The digestive system is very important to overall health. Besides constipation, there is another embarrassing complaint - diarrhea.
Diarrhea is caused by an imbalance in the digestive system; perhaps from overgrowth of bacteria or an ingested poison. It may be brought on by lack of fiber in the diet, an enzyme or vitamin A deficiency, intestinal parasites, colitis, a reaction to rancid nuts, eating unripe fruits, or food allergies. Symptoms include uncomfortably frequent, fluid, and excessive bowel movements.
Diarrhea is a way for the body to rapidly remove toxins but can cause severe dehydration and loss of nutrients. It may be best to let diarrhea run its course for a couple of days. Patients should drink plenty of water during bouts of diarrhea to guard against dehydration. Soothing herbs like chamomile, catnip, or fennel tea are excellent drinks to sip on throughout the healing process. Meals should be small and frequent.
There are many astringent herbs that help stop diarrhea. Astringents contain tannins that tighten and contract human tissue. The result is fluid retention that can quickly halt diarrhea and reduce any bleeding. Agrimony, bayberry, comfrey, yellowroot, peppermint, slippery elm, white oak, white willow, black walnut, green tea, red raspberry leaf, and mullein are all astringent and excellent for treating diarrhea, dysentery, and even cholera. Cinnamon and dried berries (blackberry, blueberry, and strawberry) are also astringent and can help.

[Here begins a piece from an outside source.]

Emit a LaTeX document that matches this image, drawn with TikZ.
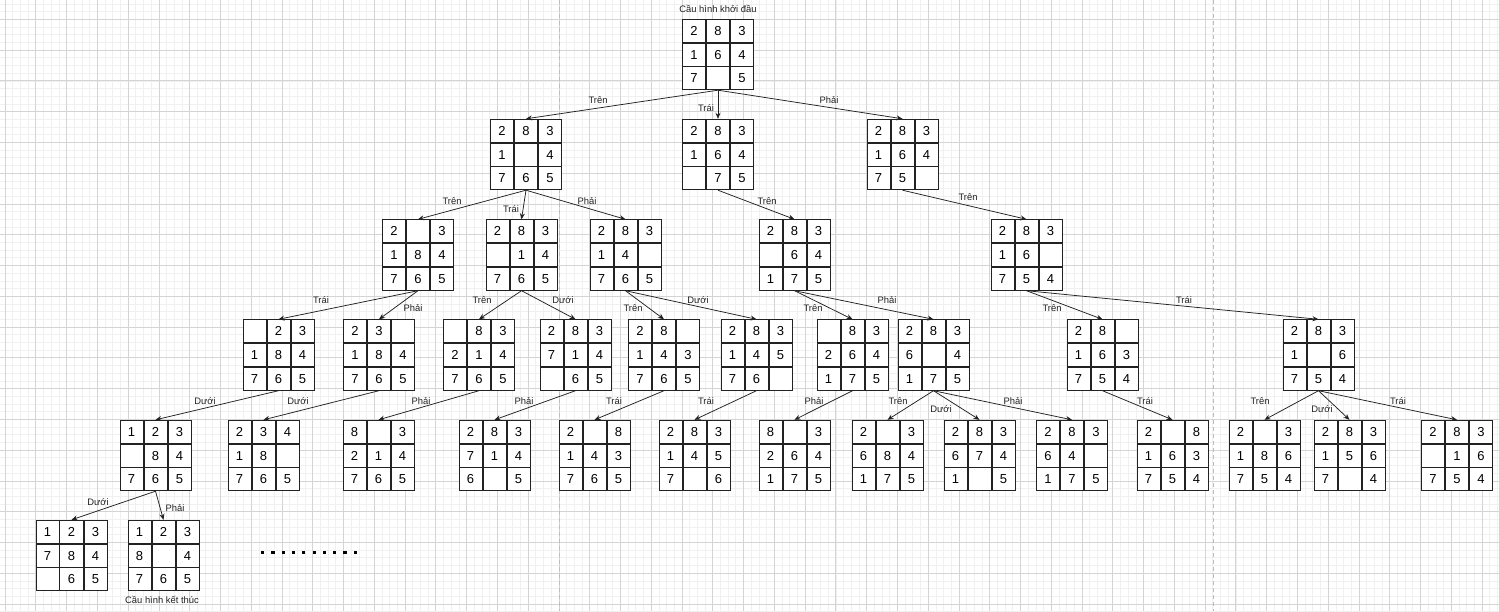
\documentclass[tikz,border=0pt]{standalone}
\usepackage{fontspec}
\setmainfont{Liberation Sans}
\usetikzlibrary{matrix,arrows.meta}
\definecolor{minorg}{HTML}{F0F0F0}
\definecolor{majorg}{HTML}{D4D4D4}
\definecolor{pageg}{HTML}{BDBDBD}
\definecolor{ink}{HTML}{222222}
\tikzset{
  pz/.style={matrix of nodes, nodes in empty cells, ampersand replacement=\&,
    inner sep=0pt, outer sep=0pt, column sep=0pt, row sep=0pt,
    nodes={draw=ink, line width=0.8pt, fill=white, minimum width=23.2pt,
      minimum height=23pt, inner sep=0pt, outer sep=0pt, anchor=center,
      text height=9.3pt, text depth=0pt,
      font=\fontsize{13}{13}\selectfont}},
  edge/.style={draw=ink, line width=0.75pt, -{Stealth[length=6pt,width=5pt]}},
  lbl/.style={font=\fontsize{9.4}{9.4}\selectfont, text=ink, inner sep=0pt},
  minorgrid/.style={draw=minorg, line width=0.6pt},
  majorgrid/.style={draw=majorg, line width=0.7pt},
  pageline/.style={draw=pageg, line width=0.9pt, dash pattern=on 4pt off 3pt},
}
\newcommand\pzl[6]{\matrix[pz] (#1) at (#2,#3) {#4\\#5\\#6\\};}
\begin{document}
\begin{tikzpicture}[x=1pt,y=-1pt]
\useasboundingbox[fill=white] (0,0) rectangle (1499,611);
% grid
\foreach \k in {-1,...,194}{\draw[minorgrid] ({5+\k*7.6925},0) -- ({5+\k*7.6925},611);}
\foreach \k in {-3,...,77}{\draw[minorgrid] (0,{19.3+\k*7.6925}) -- (1499,{19.3+\k*7.6925});}
\foreach \k in {0,...,48}{\draw[majorgrid] ({5+\k*30.77},0) -- ({5+\k*30.77},611);}
\foreach \k in {0,...,19}{\draw[majorgrid] (0,{19.3+\k*30.77}) -- (1499,{19.3+\k*30.77});}
\draw[pageline] (559.5,0) -- (559.5,611);
\draw[pageline] (1213.5,0) -- (1213.5,611);

% level 0
\pzl{r}{718}{54.5}{2\&8\&3}{1\&6\&4}{7\&\&5}
\node[lbl] (title1) at (718,8.5) {Cầu hình khởi đầu};
% level 1
\pzl{a1}{526}{154.5}{2\&8\&3}{1\&\&4}{7\&6\&5}
\pzl{a2}{718}{154.5}{2\&8\&3}{1\&6\&4}{\&7\&5}
\pzl{a3}{902.5}{154.5}{2\&8\&3}{1\&6\&4}{7\&5\&}
% level 2
\pzl{b1}{418}{255}{2\&\&3}{1\&8\&4}{7\&6\&5}
\pzl{b2}{521.5}{255}{2\&8\&3}{\&1\&4}{7\&6\&5}
\pzl{b3}{625.5}{255}{2\&8\&3}{1\&4\&}{7\&6\&5}
\pzl{b4}{794.5}{255}{2\&8\&3}{\&6\&4}{1\&7\&5}
\pzl{b5}{1026.5}{255}{2\&8\&3}{1\&6\&}{7\&5\&4}
% level 3
\pzl{c1}{278.5}{355}{\&2\&3}{1\&8\&4}{7\&6\&5}
\pzl{c2}{379}{355}{2\&3\&}{1\&8\&4}{7\&6\&5}
\pzl{c3}{479}{355}{\&8\&3}{2\&1\&4}{7\&6\&5}
\pzl{c4}{575.5}{355}{2\&8\&3}{7\&1\&4}{\&6\&5}
\pzl{c5}{664}{355}{2\&8\&}{1\&4\&3}{7\&6\&5}
\pzl{c6}{756.5}{355}{2\&8\&3}{1\&4\&5}{7\&6\&}
\pzl{c7}{852.5}{355}{\&8\&3}{2\&6\&4}{1\&7\&5}
\pzl{c8}{933.5}{355}{2\&8\&3}{6\&\&4}{1\&7\&5}
\pzl{c9}{1102.5}{355}{2\&8\&}{1\&6\&3}{7\&5\&4}
\pzl{c10}{1318.5}{355}{2\&8\&3}{1\&\&6}{7\&5\&4}
% level 4
\pzl{d1}{155.5}{455.5}{1\&2\&3}{\&8\&4}{7\&6\&5}
\pzl{d2}{263.5}{455.5}{2\&3\&4}{1\&8\&}{7\&6\&5}
\pzl{d3}{378.5}{455.5}{8\&\&3}{2\&1\&4}{7\&6\&5}
\pzl{d4}{494.5}{455.5}{2\&8\&3}{7\&1\&4}{6\&\&5}
\pzl{d5}{594.5}{455.5}{2\&\&8}{1\&4\&3}{7\&6\&5}
\pzl{d6}{694.5}{455.5}{2\&8\&3}{1\&4\&5}{7\&\&6}
\pzl{d7}{794.5}{455.5}{8\&\&3}{2\&6\&4}{1\&7\&5}
\pzl{d8}{887.5}{455.5}{2\&\&3}{6\&8\&4}{1\&7\&5}
\pzl{d9}{979.5}{455.5}{2\&8\&3}{6\&7\&4}{1\&\&5}
\pzl{d10}{1072}{455.5}{2\&8\&3}{6\&4\&}{1\&7\&5}
\pzl{d11}{1172.5}{455.5}{2\&\&8}{1\&6\&3}{7\&5\&4}
\pzl{d12}{1264.5}{455.5}{2\&\&3}{1\&8\&6}{7\&5\&4}
\pzl{d13}{1349.5}{455.5}{2\&8\&3}{1\&5\&6}{7\&\&4}
\pzl{d14}{1457}{455.5}{2\&8\&3}{\&1\&6}{7\&5\&4}
% level 5
\pzl{e1}{71.5}{555.5}{1\&2\&3}{7\&8\&4}{\&6\&5}
\pzl{e2}{163.5}{555.5}{1\&2\&3}{8\&\&4}{7\&6\&5}
\node[lbl] (title2) at (162,600) {Cầu hình kết thúc};

% edges
\draw[edge] (r.south) -- (a1.north);
\draw[edge] (r.south) -- (a2.north);
\draw[edge] (r.south) -- (a3.north);
\draw[edge] (a1.south) -- (b1.north);
\draw[edge] (a1.south) -- (b2.north);
\draw[edge] (a1.south) -- (b3.north);
\draw[edge] (a2.south) -- (b4.north);
\draw[edge] (a3.south) -- (b5.north);
\draw[edge] (b1.south) -- (c1.north);
\draw[edge] (b1.south) -- (c2.north);
\draw[edge] (b2.south) -- (c3.north);
\draw[edge] (b2.south) -- (c4.north);
\draw[edge] (b3.south) -- (c5.north);
\draw[edge] (b3.south) -- (c6.north);
\draw[edge] (b4.south) -- (c7.north);
\draw[edge] (b4.south) -- (c8.north);
\draw[edge] (b5.south) -- (c9.north);
\draw[edge] (b5.south) -- (c10.north);
\draw[edge] (c1.south) -- (d1.north);
\draw[edge] (c2.south) -- (d2.north);
\draw[edge] (c3.south) -- (d3.north);
\draw[edge] (c4.south) -- (d4.north);
\draw[edge] (c5.south) -- (d5.north);
\draw[edge] (c6.south) -- (d6.north);
\draw[edge] (c7.south) -- (d7.north);
\draw[edge] (c8.south) -- (d8.north);
\draw[edge] (c8.south) -- (d9.north);
\draw[edge] (c8.south) -- (d10.north);
\draw[edge] (c9.south) -- (d11.north);
\draw[edge] (c10.south) -- (d12.north);
\draw[edge] (c10.south) -- (d13.north);
\draw[edge] (c10.south) -- (d14.north);
\draw[edge] (d1.south) -- (e1.north);
\draw[edge] (d1.south) -- (e2.north);

% edge labels
\node[lbl] (l1) at (598,100) {Trên};
\node[lbl] (l2) at (706,108) {Trái};
\node[lbl] (l3) at (829,100) {Phải};
\node[lbl] (l4) at (452,201) {Trên};
\node[lbl] (l5) at (511,209) {Trái};
\node[lbl] (l6) at (587,201) {Phải};
\node[lbl] (l7) at (767,201) {Trên};
\node[lbl] (l8) at (968,197) {Trên};
\node[lbl] (l9) at (321,300) {Trái};
\node[lbl] (l10) at (413,308) {Phải};
\node[lbl] (l11) at (482,300) {Trên};
\node[lbl] (l12) at (563,300) {Dưới};
\node[lbl] (l13) at (633,308) {Trên};
\node[lbl] (l14) at (698,300) {Dưới};
\node[lbl] (l15) at (813,308) {Trên};
\node[lbl] (l16) at (887,300) {Phải};
\node[lbl] (l17) at (1052,308) {Trên};
\node[lbl] (l18) at (1184,300) {Trái};
\node[lbl] (l19) at (205,401) {Dưới};
\node[lbl] (l20) at (298,401) {Dưới};
\node[lbl] (l21) at (421,401) {Phải};
\node[lbl] (l22) at (524,401) {Phải};
\node[lbl] (l23) at (614,401) {Trái};
\node[lbl] (l24) at (706,401) {Trái};
\node[lbl] (l25) at (814,401) {Phải};
\node[lbl] (l26) at (898,401) {Trên};
\node[lbl] (l27) at (941,409) {Dưới};
\node[lbl] (l28) at (1013,401) {Phải};
\node[lbl] (l29) at (1145,401) {Trái};
\node[lbl] (l30) at (1260,401) {Trên};
\node[lbl] (l31) at (1322,409) {Dưới};
\node[lbl] (l32) at (1398,401) {Trái};
\node[lbl] (l33) at (98,502) {Dưới};
\node[lbl] (l34) at (175,508) {Phải};

% dots
\foreach \i in {0,...,9}{\fill[black] ({261+\i*10.3},550.5) rectangle ++(3.2,3.2);}
\end{tikzpicture}
\end{document}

A good tea recipe is one teaspoon of powered cinnamon to one cup of boiling water. Steep ten minutes before drinking.
The key when treating diarrhea, dysentery, and cholera is to drink plenty of uncontaminated water, to avoid consuming any additional harmful microorganisms, to avoid sugar and fruit juices that feed parasites, to reduce absorption of toxins into the body, to transport toxins out of the body, and finally to heal the bowels with mucilaginous herbs.
Mucilaginous herbs soothe and heal damaged parts of the digestive tract. They also carry toxins out of the body without feeding harmful bacteria. Mucilaginous herbs include psyllium, slippery elm, and marshmallow. They should be consumed with large amounts of water. Okra pods, also considered a mucilaginous herb, should be thoroughly cooked and chewed well when treating diarrhea.
A recipe for slippery elm balls calls for a dough to be made of slippery elm powder and a little honey. Roll into bite sized pieces and dust with more slippery elm powder. Store in a tightly closed container in the refrigerator and eat often as a snack.
There are three important steps to remember. Drink plenty of uncontaminated water. Flush toxins by drinking lots of astringent tea. Heal by consuming mucilaginous herbs.
Other foods that are good when treating diarrhea include boiled rice, oatmeal, cooked whole grains, bananas, and steamed vegetables. Wine with meals can also help by killing harmful bacteria.
* When using tea to treat diarrhea never add sugar or milk as they feed bacteria. Always consult with a healthcare professional before using any herbal remedy.